Exercise instructions:
Copy the data exactly from the line that contains "Write a Python" through the line that contains "8.7, 8.7, 8.7]]", keeping both end lines and leaving out everything else.

Task material:
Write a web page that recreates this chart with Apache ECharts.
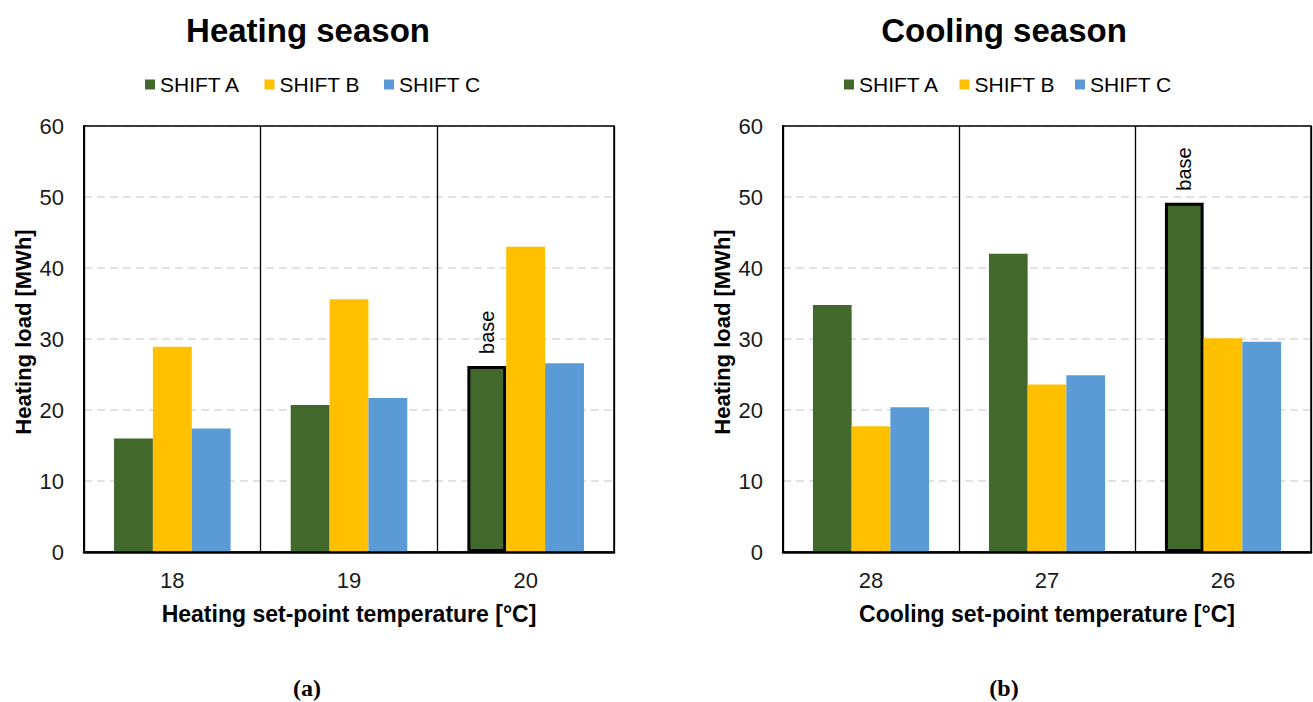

--

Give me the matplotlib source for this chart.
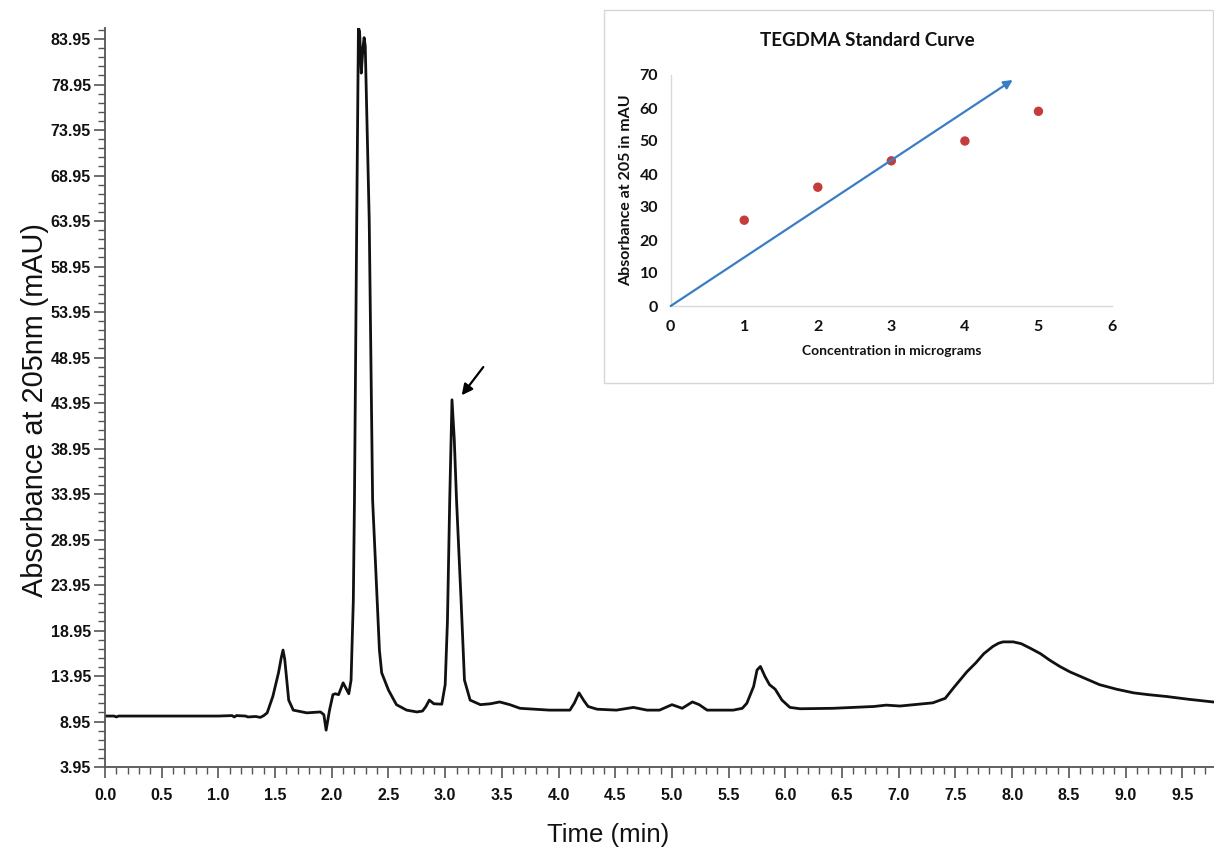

---

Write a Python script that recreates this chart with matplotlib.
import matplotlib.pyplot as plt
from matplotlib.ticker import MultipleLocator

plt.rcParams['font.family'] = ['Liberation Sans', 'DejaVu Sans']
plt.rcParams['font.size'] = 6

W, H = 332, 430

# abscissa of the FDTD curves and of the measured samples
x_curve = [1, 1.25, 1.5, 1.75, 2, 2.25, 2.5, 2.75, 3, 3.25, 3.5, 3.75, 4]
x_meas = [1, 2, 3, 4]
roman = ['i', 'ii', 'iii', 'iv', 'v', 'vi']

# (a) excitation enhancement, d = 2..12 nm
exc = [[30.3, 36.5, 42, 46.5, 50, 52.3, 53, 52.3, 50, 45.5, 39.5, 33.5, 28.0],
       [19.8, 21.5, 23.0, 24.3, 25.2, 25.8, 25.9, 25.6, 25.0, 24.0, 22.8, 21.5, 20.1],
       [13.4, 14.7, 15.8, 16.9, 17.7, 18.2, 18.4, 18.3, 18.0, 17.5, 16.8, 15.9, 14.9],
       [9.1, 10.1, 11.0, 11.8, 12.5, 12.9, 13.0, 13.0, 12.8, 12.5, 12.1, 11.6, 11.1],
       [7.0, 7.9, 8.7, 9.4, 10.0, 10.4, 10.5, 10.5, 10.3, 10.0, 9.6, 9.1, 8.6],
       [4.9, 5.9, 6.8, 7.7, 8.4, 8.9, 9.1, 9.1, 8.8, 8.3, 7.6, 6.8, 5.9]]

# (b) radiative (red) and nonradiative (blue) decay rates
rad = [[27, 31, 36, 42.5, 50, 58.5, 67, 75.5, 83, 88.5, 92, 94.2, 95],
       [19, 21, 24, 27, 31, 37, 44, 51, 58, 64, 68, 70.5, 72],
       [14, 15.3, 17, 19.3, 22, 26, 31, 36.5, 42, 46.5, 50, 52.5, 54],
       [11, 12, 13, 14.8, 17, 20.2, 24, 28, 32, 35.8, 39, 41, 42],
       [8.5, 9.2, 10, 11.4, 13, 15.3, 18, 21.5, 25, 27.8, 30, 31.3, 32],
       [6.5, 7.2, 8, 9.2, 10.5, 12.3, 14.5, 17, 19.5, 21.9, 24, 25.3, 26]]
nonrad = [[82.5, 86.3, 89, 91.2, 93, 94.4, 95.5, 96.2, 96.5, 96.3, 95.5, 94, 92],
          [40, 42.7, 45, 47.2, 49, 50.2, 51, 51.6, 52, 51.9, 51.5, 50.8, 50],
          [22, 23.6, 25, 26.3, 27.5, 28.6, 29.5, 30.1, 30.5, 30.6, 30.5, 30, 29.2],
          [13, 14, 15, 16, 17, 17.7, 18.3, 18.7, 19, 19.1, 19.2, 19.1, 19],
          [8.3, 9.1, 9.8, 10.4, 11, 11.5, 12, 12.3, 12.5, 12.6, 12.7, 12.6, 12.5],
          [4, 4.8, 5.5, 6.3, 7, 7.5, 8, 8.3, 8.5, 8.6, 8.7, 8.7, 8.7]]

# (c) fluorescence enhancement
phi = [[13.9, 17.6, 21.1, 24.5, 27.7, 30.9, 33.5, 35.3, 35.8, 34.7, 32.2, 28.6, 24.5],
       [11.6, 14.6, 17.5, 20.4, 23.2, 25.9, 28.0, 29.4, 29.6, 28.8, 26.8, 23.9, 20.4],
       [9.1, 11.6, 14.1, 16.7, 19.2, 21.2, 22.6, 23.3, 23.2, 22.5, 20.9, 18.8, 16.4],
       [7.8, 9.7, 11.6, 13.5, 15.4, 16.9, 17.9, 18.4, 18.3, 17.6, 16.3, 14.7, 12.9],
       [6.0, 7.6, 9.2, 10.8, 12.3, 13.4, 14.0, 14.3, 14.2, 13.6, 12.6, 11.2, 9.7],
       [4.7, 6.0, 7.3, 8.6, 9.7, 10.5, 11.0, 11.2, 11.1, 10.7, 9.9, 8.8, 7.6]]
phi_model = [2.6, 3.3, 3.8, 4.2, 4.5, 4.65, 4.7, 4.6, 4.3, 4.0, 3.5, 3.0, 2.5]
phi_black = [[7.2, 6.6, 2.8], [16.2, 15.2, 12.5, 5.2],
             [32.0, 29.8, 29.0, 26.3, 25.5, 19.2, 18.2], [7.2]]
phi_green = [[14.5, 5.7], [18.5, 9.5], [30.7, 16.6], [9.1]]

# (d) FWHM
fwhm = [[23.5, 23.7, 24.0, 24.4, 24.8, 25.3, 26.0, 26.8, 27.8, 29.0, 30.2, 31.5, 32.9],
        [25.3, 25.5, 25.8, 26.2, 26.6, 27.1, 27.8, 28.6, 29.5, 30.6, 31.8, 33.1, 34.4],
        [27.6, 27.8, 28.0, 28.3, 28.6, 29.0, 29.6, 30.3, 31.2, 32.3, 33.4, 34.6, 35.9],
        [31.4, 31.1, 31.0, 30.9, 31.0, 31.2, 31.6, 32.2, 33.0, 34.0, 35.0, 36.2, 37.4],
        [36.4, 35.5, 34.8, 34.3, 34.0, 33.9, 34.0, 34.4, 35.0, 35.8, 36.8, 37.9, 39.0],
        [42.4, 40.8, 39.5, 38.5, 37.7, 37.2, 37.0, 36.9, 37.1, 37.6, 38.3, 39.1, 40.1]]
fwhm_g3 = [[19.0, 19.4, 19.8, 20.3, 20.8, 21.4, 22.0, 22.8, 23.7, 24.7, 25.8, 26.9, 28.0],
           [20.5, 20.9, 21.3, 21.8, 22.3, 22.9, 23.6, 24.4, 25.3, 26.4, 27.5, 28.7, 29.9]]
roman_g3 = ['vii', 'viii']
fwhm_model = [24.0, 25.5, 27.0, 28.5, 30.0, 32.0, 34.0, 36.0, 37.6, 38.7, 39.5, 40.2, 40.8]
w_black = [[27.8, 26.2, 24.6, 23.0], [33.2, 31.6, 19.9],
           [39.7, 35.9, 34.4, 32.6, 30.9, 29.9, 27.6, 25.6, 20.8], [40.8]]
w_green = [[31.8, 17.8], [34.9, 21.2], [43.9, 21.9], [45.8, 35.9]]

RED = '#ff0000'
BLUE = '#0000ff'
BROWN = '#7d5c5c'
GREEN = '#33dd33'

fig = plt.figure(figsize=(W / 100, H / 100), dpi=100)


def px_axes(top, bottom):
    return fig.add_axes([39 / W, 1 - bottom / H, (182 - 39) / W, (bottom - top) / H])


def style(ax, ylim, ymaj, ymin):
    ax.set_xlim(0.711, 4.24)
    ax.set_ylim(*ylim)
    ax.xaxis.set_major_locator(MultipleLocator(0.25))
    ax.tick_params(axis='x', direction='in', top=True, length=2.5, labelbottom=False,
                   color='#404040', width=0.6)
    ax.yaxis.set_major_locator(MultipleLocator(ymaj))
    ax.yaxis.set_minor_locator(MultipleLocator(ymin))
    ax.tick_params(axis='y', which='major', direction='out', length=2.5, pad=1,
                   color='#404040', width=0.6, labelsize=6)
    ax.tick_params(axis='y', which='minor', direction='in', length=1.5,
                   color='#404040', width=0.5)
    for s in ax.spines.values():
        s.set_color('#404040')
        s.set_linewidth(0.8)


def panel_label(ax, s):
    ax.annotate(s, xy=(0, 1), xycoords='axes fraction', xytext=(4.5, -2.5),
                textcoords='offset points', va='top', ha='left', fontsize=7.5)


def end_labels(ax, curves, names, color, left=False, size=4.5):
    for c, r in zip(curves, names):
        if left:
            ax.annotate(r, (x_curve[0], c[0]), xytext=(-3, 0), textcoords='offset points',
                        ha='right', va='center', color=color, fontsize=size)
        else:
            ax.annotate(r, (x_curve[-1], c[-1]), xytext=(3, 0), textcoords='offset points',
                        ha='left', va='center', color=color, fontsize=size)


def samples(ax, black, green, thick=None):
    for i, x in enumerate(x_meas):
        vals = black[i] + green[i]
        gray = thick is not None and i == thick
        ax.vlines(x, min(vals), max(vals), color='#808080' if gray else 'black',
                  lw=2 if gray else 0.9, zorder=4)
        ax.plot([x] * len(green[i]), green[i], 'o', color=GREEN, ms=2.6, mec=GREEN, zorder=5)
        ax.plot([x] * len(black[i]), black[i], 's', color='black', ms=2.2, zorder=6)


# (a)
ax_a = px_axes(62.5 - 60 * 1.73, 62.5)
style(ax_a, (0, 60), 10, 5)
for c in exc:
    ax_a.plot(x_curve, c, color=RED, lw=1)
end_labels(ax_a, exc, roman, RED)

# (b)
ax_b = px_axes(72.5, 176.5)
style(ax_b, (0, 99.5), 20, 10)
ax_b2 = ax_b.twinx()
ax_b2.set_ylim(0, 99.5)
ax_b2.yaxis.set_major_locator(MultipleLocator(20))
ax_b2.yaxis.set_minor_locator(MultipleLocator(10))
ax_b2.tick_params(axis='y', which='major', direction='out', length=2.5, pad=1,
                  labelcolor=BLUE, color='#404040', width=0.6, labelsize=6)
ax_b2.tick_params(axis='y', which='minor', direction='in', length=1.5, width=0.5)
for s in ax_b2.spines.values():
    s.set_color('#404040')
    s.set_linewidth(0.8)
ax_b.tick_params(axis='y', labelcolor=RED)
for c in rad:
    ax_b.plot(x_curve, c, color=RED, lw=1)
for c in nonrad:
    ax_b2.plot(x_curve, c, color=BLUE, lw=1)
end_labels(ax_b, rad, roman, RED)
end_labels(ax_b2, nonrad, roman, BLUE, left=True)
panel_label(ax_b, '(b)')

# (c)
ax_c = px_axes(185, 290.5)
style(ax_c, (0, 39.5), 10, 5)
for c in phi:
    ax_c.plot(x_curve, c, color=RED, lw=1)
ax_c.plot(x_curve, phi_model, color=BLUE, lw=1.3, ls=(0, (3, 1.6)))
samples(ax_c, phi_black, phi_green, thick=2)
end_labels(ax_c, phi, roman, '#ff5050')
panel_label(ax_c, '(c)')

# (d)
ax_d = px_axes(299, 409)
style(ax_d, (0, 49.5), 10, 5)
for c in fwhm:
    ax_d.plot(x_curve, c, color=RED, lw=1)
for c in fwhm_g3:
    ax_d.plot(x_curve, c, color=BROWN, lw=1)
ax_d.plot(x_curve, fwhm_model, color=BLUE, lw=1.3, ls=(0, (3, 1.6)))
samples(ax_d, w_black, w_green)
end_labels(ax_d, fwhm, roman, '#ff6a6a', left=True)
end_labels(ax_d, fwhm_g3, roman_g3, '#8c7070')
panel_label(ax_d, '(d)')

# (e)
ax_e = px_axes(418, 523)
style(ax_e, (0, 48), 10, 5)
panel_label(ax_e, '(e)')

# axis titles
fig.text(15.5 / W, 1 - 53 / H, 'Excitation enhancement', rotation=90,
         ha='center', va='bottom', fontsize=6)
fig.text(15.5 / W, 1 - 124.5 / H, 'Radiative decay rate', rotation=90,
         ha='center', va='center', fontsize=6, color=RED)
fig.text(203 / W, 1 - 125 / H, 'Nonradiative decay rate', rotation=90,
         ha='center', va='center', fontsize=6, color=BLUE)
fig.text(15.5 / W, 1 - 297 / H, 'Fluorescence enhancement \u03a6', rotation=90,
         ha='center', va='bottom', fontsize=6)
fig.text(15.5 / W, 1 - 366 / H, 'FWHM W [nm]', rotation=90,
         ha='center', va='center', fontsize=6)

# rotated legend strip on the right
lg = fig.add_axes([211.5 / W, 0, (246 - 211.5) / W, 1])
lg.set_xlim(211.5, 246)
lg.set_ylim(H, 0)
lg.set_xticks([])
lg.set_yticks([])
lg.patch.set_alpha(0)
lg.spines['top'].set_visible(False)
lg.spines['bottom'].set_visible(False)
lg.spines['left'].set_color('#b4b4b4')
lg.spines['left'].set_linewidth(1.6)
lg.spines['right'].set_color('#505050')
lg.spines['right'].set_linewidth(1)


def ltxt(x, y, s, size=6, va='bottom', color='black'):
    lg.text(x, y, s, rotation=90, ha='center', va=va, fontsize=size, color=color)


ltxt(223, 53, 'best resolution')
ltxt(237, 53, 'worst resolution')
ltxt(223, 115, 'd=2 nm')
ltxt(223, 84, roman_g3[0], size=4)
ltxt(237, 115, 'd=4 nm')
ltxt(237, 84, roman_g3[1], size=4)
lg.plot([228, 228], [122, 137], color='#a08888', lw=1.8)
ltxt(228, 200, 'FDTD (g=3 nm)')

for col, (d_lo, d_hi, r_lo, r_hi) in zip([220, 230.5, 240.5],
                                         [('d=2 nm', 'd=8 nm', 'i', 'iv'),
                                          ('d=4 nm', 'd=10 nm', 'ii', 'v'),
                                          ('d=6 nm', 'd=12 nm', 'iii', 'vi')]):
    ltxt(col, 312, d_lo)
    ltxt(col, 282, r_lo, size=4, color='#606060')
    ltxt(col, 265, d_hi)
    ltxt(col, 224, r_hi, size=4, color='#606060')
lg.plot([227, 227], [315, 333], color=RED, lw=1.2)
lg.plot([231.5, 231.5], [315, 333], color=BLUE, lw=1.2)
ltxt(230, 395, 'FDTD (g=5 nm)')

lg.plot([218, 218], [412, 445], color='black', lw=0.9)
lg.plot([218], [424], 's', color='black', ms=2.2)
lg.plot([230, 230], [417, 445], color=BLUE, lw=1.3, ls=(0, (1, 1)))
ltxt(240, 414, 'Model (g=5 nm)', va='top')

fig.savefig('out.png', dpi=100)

Result of this exercise:
Write a Python script that recreates this chart with matplotlib.
import matplotlib.pyplot as plt
from matplotlib.ticker import MultipleLocator

plt.rcParams['font.family'] = ['Liberation Sans', 'DejaVu Sans']
plt.rcParams['font.size'] = 6

W, H = 332, 430

# abscissa of the FDTD curves and of the measured samples
x_curve = [1, 1.25, 1.5, 1.75, 2, 2.25, 2.5, 2.75, 3, 3.25, 3.5, 3.75, 4]
x_meas = [1, 2, 3, 4]
roman = ['i', 'ii', 'iii', 'iv', 'v', 'vi']

# (a) excitation enhancement, d = 2..12 nm
exc = [[30.3, 36.5, 42, 46.5, 50, 52.3, 53, 52.3, 50, 45.5, 39.5, 33.5, 28.0],
       [19.8, 21.5, 23.0, 24.3, 25.2, 25.8, 25.9, 25.6, 25.0, 24.0, 22.8, 21.5, 20.1],
       [13.4, 14.7, 15.8, 16.9, 17.7, 18.2, 18.4, 18.3, 18.0, 17.5, 16.8, 15.9, 14.9],
       [9.1, 10.1, 11.0, 11.8, 12.5, 12.9, 13.0, 13.0, 12.8, 12.5, 12.1, 11.6, 11.1],
       [7.0, 7.9, 8.7, 9.4, 10.0, 10.4, 10.5, 10.5, 10.3, 10.0, 9.6, 9.1, 8.6],
       [4.9, 5.9, 6.8, 7.7, 8.4, 8.9, 9.1, 9.1, 8.8, 8.3, 7.6, 6.8, 5.9]]

# (b) radiative (red) and nonradiative (blue) decay rates
rad = [[27, 31, 36, 42.5, 50, 58.5, 67, 75.5, 83, 88.5, 92, 94.2, 95],
       [19, 21, 24, 27, 31, 37, 44, 51, 58, 64, 68, 70.5, 72],
       [14, 15.3, 17, 19.3, 22, 26, 31, 36.5, 42, 46.5, 50, 52.5, 54],
       [11, 12, 13, 14.8, 17, 20.2, 24, 28, 32, 35.8, 39, 41, 42],
       [8.5, 9.2, 10, 11.4, 13, 15.3, 18, 21.5, 25, 27.8, 30, 31.3, 32],
       [6.5, 7.2, 8, 9.2, 10.5, 12.3, 14.5, 17, 19.5, 21.9, 24, 25.3, 26]]
nonrad = [[82.5, 86.3, 89, 91.2, 93, 94.4, 95.5, 96.2, 96.5, 96.3, 95.5, 94, 92],
          [40, 42.7, 45, 47.2, 49, 50.2, 51, 51.6, 52, 51.9, 51.5, 50.8, 50],
          [22, 23.6, 25, 26.3, 27.5, 28.6, 29.5, 30.1, 30.5, 30.6, 30.5, 30, 29.2],
          [13, 14, 15, 16, 17, 17.7, 18.3, 18.7, 19, 19.1, 19.2, 19.1, 19],
          [8.3, 9.1, 9.8, 10.4, 11, 11.5, 12, 12.3, 12.5, 12.6, 12.7, 12.6, 12.5],
          [4, 4.8, 5.5, 6.3, 7, 7.5, 8, 8.3, 8.5, 8.6, 8.7, 8.7, 8.7]]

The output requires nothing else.